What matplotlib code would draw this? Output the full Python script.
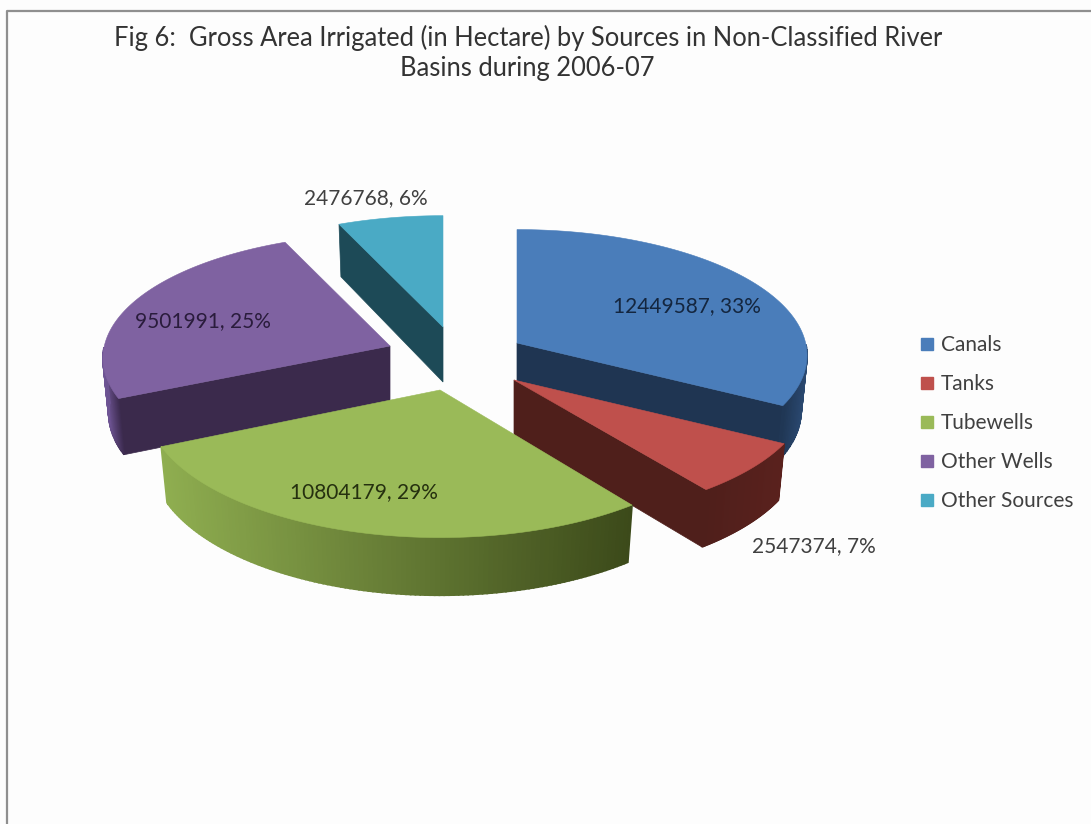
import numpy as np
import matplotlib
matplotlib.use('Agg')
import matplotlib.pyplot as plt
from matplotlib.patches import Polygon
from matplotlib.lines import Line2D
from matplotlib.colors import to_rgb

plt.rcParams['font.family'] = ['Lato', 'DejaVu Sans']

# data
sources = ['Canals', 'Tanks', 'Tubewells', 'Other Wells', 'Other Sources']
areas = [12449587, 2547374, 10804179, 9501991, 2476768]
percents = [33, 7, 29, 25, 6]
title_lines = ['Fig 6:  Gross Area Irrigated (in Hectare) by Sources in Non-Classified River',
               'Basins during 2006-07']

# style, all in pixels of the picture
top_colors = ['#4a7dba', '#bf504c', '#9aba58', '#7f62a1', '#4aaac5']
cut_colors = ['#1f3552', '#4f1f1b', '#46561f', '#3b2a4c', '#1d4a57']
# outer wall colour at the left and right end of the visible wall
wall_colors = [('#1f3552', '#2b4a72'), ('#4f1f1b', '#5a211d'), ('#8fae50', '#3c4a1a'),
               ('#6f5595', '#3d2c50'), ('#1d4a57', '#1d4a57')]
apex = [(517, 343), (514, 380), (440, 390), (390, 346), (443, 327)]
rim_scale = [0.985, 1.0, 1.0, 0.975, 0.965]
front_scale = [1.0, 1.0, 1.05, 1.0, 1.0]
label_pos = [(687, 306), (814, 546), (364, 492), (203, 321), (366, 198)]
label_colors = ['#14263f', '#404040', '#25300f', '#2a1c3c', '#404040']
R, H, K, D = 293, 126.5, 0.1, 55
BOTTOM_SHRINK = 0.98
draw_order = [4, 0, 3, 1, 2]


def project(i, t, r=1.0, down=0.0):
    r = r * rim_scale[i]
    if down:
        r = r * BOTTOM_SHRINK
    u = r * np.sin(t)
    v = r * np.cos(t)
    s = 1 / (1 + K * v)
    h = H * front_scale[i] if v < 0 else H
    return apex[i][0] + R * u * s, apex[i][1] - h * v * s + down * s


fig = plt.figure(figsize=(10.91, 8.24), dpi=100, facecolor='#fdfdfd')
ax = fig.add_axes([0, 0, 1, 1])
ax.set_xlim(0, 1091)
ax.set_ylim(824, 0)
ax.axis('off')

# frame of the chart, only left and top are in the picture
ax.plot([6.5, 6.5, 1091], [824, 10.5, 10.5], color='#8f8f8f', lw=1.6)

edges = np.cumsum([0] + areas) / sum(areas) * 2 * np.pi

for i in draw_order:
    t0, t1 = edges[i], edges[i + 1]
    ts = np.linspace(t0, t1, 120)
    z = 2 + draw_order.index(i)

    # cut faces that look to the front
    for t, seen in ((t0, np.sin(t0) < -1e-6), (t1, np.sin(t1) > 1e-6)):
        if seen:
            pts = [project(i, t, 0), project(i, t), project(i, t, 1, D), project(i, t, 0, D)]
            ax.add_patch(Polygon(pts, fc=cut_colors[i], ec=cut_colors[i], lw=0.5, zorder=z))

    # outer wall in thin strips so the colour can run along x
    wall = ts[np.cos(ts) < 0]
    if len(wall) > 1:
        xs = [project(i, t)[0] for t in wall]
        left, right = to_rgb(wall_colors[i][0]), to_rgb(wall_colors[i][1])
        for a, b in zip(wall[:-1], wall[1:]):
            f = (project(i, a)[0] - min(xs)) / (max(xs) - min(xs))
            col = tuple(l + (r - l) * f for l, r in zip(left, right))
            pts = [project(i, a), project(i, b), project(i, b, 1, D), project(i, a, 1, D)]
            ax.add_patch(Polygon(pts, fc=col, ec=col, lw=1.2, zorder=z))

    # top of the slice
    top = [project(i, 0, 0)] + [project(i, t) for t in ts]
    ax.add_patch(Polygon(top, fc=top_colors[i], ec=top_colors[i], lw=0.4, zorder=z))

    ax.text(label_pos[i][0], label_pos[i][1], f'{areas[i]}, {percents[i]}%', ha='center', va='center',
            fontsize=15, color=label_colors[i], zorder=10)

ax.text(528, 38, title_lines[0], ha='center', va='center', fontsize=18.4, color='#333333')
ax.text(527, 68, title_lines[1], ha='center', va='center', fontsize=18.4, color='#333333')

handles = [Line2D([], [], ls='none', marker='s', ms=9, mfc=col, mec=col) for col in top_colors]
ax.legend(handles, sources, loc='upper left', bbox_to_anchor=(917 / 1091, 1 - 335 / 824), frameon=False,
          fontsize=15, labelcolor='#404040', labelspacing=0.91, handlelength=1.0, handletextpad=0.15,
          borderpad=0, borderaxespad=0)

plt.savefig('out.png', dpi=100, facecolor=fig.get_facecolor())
--------------------
→ **TASK DESCRIPTION**
Print out the material word for word, omitting the pictures.

→ **OUTPUT BELOW**
What matplotlib code would draw this? Output the full Python script.
import numpy as np
import matplotlib
matplotlib.use('Agg')
import matplotlib.pyplot as plt
from matplotlib.patches import Polygon
from matplotlib.lines import Line2D
from matplotlib.colors import to_rgb

plt.rcParams['font.family'] = ['Lato', 'DejaVu Sans']

# data
sources = ['Canals', 'Tanks', 'Tubewells', 'Other Wells', 'Other Sources']
areas = [12449587, 2547374, 10804179, 9501991, 2476768]
percents = [33, 7, 29, 25, 6]
title_lines = ['Fig 6:  Gross Area Irrigated (in Hectare) by Sources in Non-Classified River',
               'Basins during 2006-07']

# style, all in pixels of the picture
top_colors = ['#4a7dba', '#bf504c', '#9aba58', '#7f62a1', '#4aaac5']
cut_colors = ['#1f3552', '#4f1f1b', '#46561f', '#3b2a4c', '#1d4a57']
# outer wall colour at the left and right end of the visible wall
wall_colors = [('#1f3552', '#2b4a72'), ('#4f1f1b', '#5a211d'), ('#8fae50', '#3c4a1a'),
               ('#6f5595', '#3d2c50'), ('#1d4a57', '#1d4a57')]
apex = [(517, 343), (514, 380), (440, 390), (390, 346), (443, 327)]
rim_scale = [0.985, 1.0, 1.0, 0.975, 0.965]
front_scale = [1.0, 1.0, 1.05, 1.0, 1.0]
label_pos = [(687, 306), (814, 546), (364, 492), (203, 321), (366, 198)]
label_colors = ['#14263f', '#404040', '#25300f', '#2a1c3c', '#404040']
R, H, K, D = 293, 126.5, 0.1, 55
BOTTOM_SHRINK = 0.98
draw_order = [4, 0, 3, 1, 2]


def project(i, t, r=1.0, down=0.0):
    r = r * rim_scale[i]
    if down:
        r = r * BOTTOM_SHRINK
    u = r * np.sin(t)
    v = r * np.cos(t)
    s = 1 / (1 + K * v)
    h = H * front_scale[i] if v < 0 else H
    return apex[i][0] + R * u * s, apex[i][1] - h * v * s + down * s


fig = plt.figure(figsize=(10.91, 8.24), dpi=100, facecolor='#fdfdfd')
ax = fig.add_axes([0, 0, 1, 1])
ax.set_xlim(0, 1091)
ax.set_ylim(824, 0)
ax.axis('off')

# frame of the chart, only left and top are in the picture
ax.plot([6.5, 6.5, 1091], [824, 10.5, 10.5], color='#8f8f8f', lw=1.6)

edges = np.cumsum([0] + areas) / sum(areas) * 2 * np.pi

for i in draw_order:
    t0, t1 = edges[i], edges[i + 1]
    ts = np.linspace(t0, t1, 120)
    z = 2 + draw_order.index(i)

    # cut faces that look to the front
    for t, seen in ((t0, np.sin(t0) < -1e-6), (t1, np.sin(t1) > 1e-6)):
        if seen:
            pts = [project(i, t, 0), project(i, t), project(i, t, 1, D), project(i, t, 0, D)]
            ax.add_patch(Polygon(pts, fc=cut_colors[i], ec=cut_colors[i], lw=0.5, zorder=z))

    # outer wall in thin strips so the colour can run along x
    wall = ts[np.cos(ts) < 0]
    if len(wall) > 1:
        xs = [project(i, t)[0] for t in wall]
        left, right = to_rgb(wall_colors[i][0]), to_rgb(wall_colors[i][1])
        for a, b in zip(wall[:-1], wall[1:]):
            f = (project(i, a)[0] - min(xs)) / (max(xs) - min(xs))
            col = tuple(l + (r - l) * f for l, r in zip(left, right))
            pts = [project(i, a), project(i, b), project(i, b, 1, D), project(i, a, 1, D)]
            ax.add_patch(Polygon(pts, fc=col, ec=col, lw=1.2, zorder=z))

    # top of the slice
    top = [project(i, 0, 0)] + [project(i, t) for t in ts]
    ax.add_patch(Polygon(top, fc=top_colors[i], ec=top_colors[i], lw=0.4, zorder=z))

    ax.text(label_pos[i][0], label_pos[i][1], f'{areas[i]}, {percents[i]}%', ha='center', va='center',
            fontsize=15, color=label_colors[i], zorder=10)

ax.text(528, 38, title_lines[0], ha='center', va='center', fontsize=18.4, color='#333333')
ax.text(527, 68, title_lines[1], ha='center', va='center', fontsize=18.4, color='#333333')

handles = [Line2D([], [], ls='none', marker='s', ms=9, mfc=col, mec=col) for col in top_colors]
ax.legend(handles, sources, loc='upper left', bbox_to_anchor=(917 / 1091, 1 - 335 / 824), frameon=False,
          fontsize=15, labelcolor='#404040', labelspacing=0.91, handlelength=1.0, handletextpad=0.15,
          borderpad=0, borderaxespad=0)

plt.savefig('out.png', dpi=100, facecolor=fig.get_facecolor())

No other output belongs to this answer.